Given exercise - Print exactly the lines that run from the line containing "Generate a web" to the line containing "const yName = 'TX (bytes)';", both included, and nothing else; pictures stay out.

[Plotting code records]
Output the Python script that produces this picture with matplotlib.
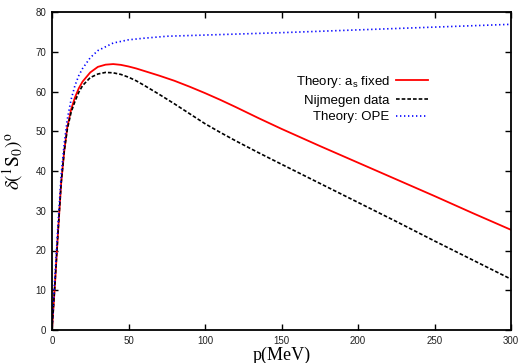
import matplotlib
matplotlib.use("Agg")
import matplotlib.pyplot as plt
import numpy as np

# Data
p_red = [0, 2, 4, 6, 8, 10, 12.5, 15, 17.5, 20, 25, 30, 35, 40, 45, 50, 55, 60, 70, 80, 90, 100,
         110, 120, 135, 150, 175, 200, 225, 250, 275, 300]
d_red = [0, 12, 25, 37, 45, 51, 55.5, 58.5, 60.8, 62.5, 64.8, 66.2, 66.75, 66.9, 66.7, 66.3, 65.8, 65.2,
         64.0, 62.7, 61.2, 59.6, 57.9, 56.1, 53.3, 50.6, 46.3, 42.1, 37.9, 33.7, 29.4, 25.2]

p_blk = [0, 2, 4, 6, 8, 10, 12.5, 15, 17.5, 20, 25, 30, 35, 40, 45, 50, 55, 60, 70, 80, 90, 100,
         110, 120, 135, 150, 175, 200, 225, 250, 275, 300]
d_blk = [0, 12, 25, 37, 45, 50.5, 54.8, 57.5, 59.8, 61.5, 63.5, 64.4, 64.8, 64.7, 64.3, 63.6, 62.7, 61.6,
         59.3, 56.9, 54.4, 51.9, 49.7, 47.6, 44.6, 41.7, 36.9, 32.1, 27.3, 22.4, 17.6, 12.8]

p_blu = [0, 1, 2, 4, 6, 8, 10, 12.5, 15, 17.5, 20, 25, 30, 40, 50, 60, 75, 100, 150, 200, 250, 300]
d_blu = [0, 8, 14, 27, 39, 47, 53, 58, 61.5, 64.0, 65.8, 68.5, 70.3, 72.2, 73.0, 73.4, 73.9, 74.2, 74.8, 75.5, 76.2, 76.9]

labels = ["Theory: a$_\\mathrm{s}$ fixed", "Nijmegen data", "Theory: OPE"]
xticks = [0, 50, 100, 150, 200, 250, 300]
yticks = [0, 10, 20, 30, 40, 50, 60, 70, 80]

plt.rcParams['font.family'] = ['Liberation Sans', 'DejaVu Sans']
plt.rcParams['mathtext.fontset'] = 'custom'
plt.rcParams['mathtext.rm'] = 'Liberation Sans'
plt.rcParams['mathtext.it'] = 'Liberation Sans:italic'

W, H = 519, 363
fig = plt.figure(figsize=(W/100, H/100), dpi=100)
ax = fig.add_axes([52/W, 1-330/H, (511-52)/W, (330-12)/H])

ax.plot(p_red, d_red, color='#ff0000', lw=1.3, label=labels[0])
ax.plot(p_blk, d_blk, color='black', lw=1.2, dashes=(2.2, 1.2), label=labels[1])
ax.plot(p_blu, d_blu, color='#0000ff', lw=1.2, dashes=(0.8, 1.6), label=labels[2])

ax.set_xlim(0, 300)
ax.set_ylim(0, 80)
ax.set_xticks(xticks)
ax.set_yticks(yticks)
ax.tick_params(direction='in', top=True, right=True, length=4, width=1, labelsize=7, pad=4,
               labelcolor='#222222')
for s in ax.spines.values():
    s.set_linewidth(1.3)

serif = {'family': ['Liberation Serif', 'DejaVu Serif'], 'size': 13}
ax.set_xlabel('p(MeV)', fontdict=serif, labelpad=1)
ax.set_ylabel(r'$\delta(^{1}\mathrm{S}_{0})^{\mathrm{o}}$', fontsize=14)
ax.yaxis.label.set_math_fontfamily('stix')
ax.yaxis.set_label_coords(-0.058, 0.53)

leg = ax.legend(loc='upper right', bbox_to_anchor=(0.819, 0.806), frameon=False,
                markerfirst=False, fontsize=9.5, handlelength=2.4, handletextpad=0.5,
                labelspacing=0.35, borderaxespad=0, borderpad=0)

fig.savefig('out.png', dpi=100)
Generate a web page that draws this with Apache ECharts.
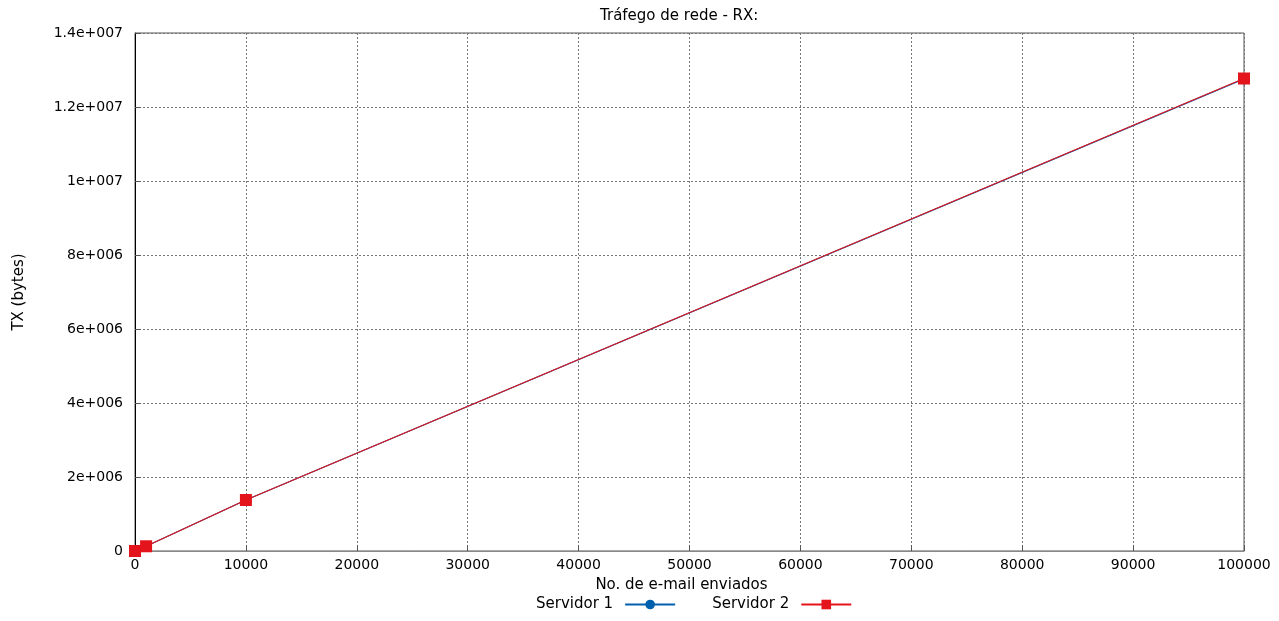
<!DOCTYPE html>
<html>
<head>
<meta charset="utf-8">
<script src="https://cdn.jsdelivr.net/npm/echarts@6/dist/echarts.min.js"></script>
<style>html,body{margin:0;padding:0;background:#fff}#c{width:1279px;height:621px}</style>
</head>
<body>
<div id="c"></div>
<script>
const emailsSent = [0, 1000, 10000, 100000];
const servidor1 = [0, 127500, 1378000, 12760000];
const servidor2 = [0, 127600, 1379000, 12770000];
const titleText = 'Tráfego de rede - RX:';
const xName = 'No. de e-mail enviados';
const yName = 'TX (bytes)';

function sci(v){
  if (v === 0) return '0';
  let e = Math.floor(Math.log10(Math.abs(v)) + 1e-9);
  let m = v / Math.pow(10, e);
  m = Math.round(m * 1000) / 1000;
  return m + 'e+' + String(e).padStart(3, '0');
}
const font = 'DejaVu Sans, sans-serif';
const chart = echarts.init(document.getElementById('c'));
chart.setOption({
  animation: false,
  title: { text: titleText, left: 595, top: 4, textStyle: { fontFamily: font, fontSize: 15, fontWeight: 'normal', color: '#000' } },
  grid: { left: 135, right: 35, top: 33, bottom: 70, show: true, borderColor: '#555', borderWidth: 1 },
  legend: {
    bottom: 4, left: 531, align: 'right', itemGap: 36, itemWidth: 50, itemHeight: 12,
    textStyle: { fontFamily: font, fontSize: 15, color: '#000', padding: [0, 7, 0, 0] },
    data: ['Servidor 1', 'Servidor 2']
  },
  xAxis: {
    type: 'value', min: 0, max: 100000, interval: 10000,
    name: xName, nameLocation: 'middle', nameGap: 27,
    nameTextStyle: { fontFamily: font, fontSize: 15, color: '#000', padding: [0, 16, 0, 0] },
    axisLine: { lineStyle: { color: '#888', width: 1 } },
    axisTick: { inside: true, length: 6, lineStyle: { color: '#555' } },
    axisLabel: { fontFamily: font, fontSize: 14, color: '#000', margin: 7, formatter: v => String(v) },
    splitLine: { show: true, lineStyle: { color: '#777', type: [2, 2], width: 1 } }
  },
  yAxis: {
    type: 'value', min: 0, max: 14000000, interval: 2000000,
    name: yName, nameLocation: 'middle', nameGap: 108, nameRotate: 90,
    nameTextStyle: { fontFamily: font, fontSize: 15, color: '#000' },
    axisLine: { show: true, lineStyle: { color: '#000', width: 1 } },
    axisTick: { show: true, inside: true, length: 6, lineStyle: { color: '#555' } },
    axisLabel: { fontFamily: font, fontSize: 14, color: '#000', margin: 12, formatter: sci },
    splitLine: { show: true, lineStyle: { color: '#777', type: [2, 2], width: 1 } }
  },
  series: [
    {
      name: 'Servidor 1', type: 'line',
      data: emailsSent.map((x, i) => [x, servidor1[i]]),
      symbol: 'circle', symbolSize: 11,
      lineStyle: { color: '#0060ad', width: 1.2 },
      itemStyle: { color: '#0060ad' }
    },
    {
      name: 'Servidor 2', type: 'line',
      data: emailsSent.map((x, i) => [x, servidor2[i]]),
      symbol: 'rect', symbolSize: 12,
      lineStyle: { color: '#e3141c', width: 1.2 },
      itemStyle: { color: '#e3141c' }
    }
  ]
});
</script>
</body>
</html>
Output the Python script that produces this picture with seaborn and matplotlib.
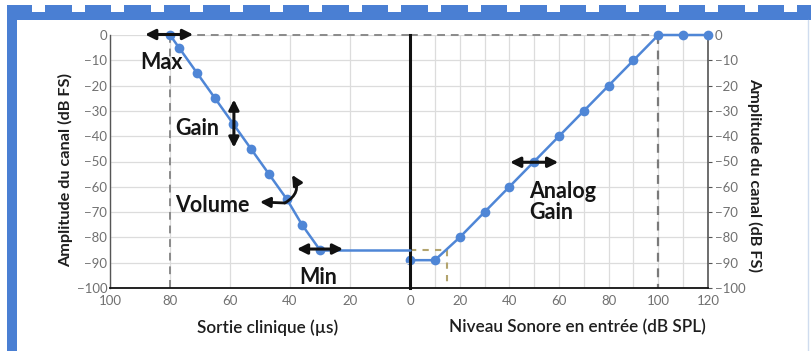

Exercise solution -
Generate a web page that draws this with Apache ECharts.
<!DOCTYPE html>
<html>
<head>
<meta charset="utf-8">
<script src="https://cdn.jsdelivr.net/npm/echarts@6/dist/echarts.min.js"></script>
<style>html,body{margin:0;padding:0;background:#fff}#c{width:1279px;height:621px}</style>
</head>
<body>
<div id="c"></div>
<script>
const emailsSent = [0, 1000, 10000, 100000];
const servidor1 = [0, 127500, 1378000, 12760000];
const servidor2 = [0, 127600, 1379000, 12770000];
const titleText = 'Tráfego de rede - RX:';
const xName = 'No. de e-mail enviados';
const yName = 'TX (bytes)';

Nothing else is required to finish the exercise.